Mi piace pensare che ora ci stiamo allontanando dalla produzione di massa e tornando verso l’artigianale. Stiamo assistendo a un rinnovato apprezzamento per tutto ciò che è fatto a mano, naturale e frutto di generazioni di conoscenze ereditate. Il rame di Agnone è proprio questo, secoli di tradizioni tramandate dai genitori ai figli, e così via, confermando che la storia di questo paese artigianato è legata a famiglie come i Cerimele e i Gerbasi. E le pentole stesse trascenderanno le generazioni. Anche se l’esterno lucido e castano può scurirsi, Franco Gerbasi cucina con lo stesso rame da decenni.
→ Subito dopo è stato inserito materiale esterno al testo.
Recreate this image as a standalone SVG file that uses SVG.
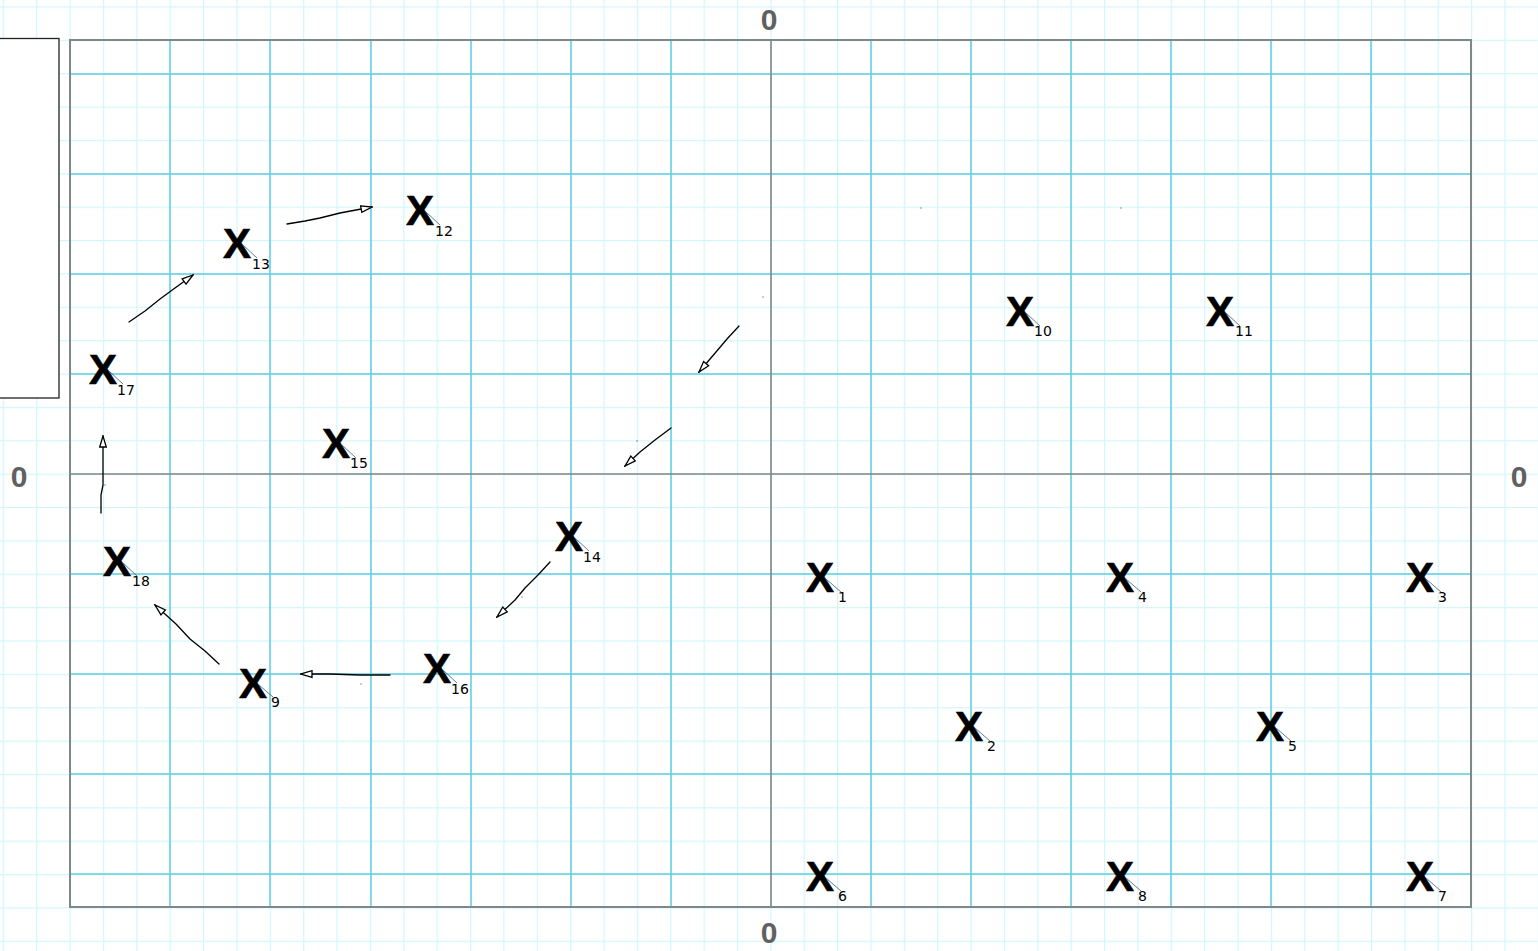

Se visiti la provincia di Isernia nel periodo giusto dell’anno, vedrai un orizzonte aspro coperto di fogliame rosso, arancione e giallo. Strade strette e tortuose ti porteranno da un paese all’altro e su fino alle vette dove la nebbia sembra indugiare indefinitamente. A soli trenta minuti d’auto da Agnone c’è il paese di Capracotta, noto per la sua cultura sciistica e ciclistica, e se lo visiti assicurati di mangiare al Ristorante L’Elfo per piatti stagionali e locali come la zuppa di fagioli e porri. Civitanova del Sannio, un altro borgo molisano della zona, ospita una serata di cantine aperte, in cui un biglietto dal prezzo modesto ti permetterà di assaggiare vini e spuntini dei produttori locali. Il Tintilia è il rosso ricco e caldo per cui il Molise è conosciuto e, per quanto mi riguarda, è fatto per essere sorseggiato in una fredda notte d’autunno nelle strade di un borgo di montagna.
La battuta ricorrente tra gli italiani e gli italofili è che Molise non esiste; la regione è la seconda meno popolosa d’Italia ed è nata solo una cinquantina di anni fa. Ma la terra, i suoi paesi e i suoi artigiani conservano tutti vestigia di una cultura molto viva e assolutamente da visitare.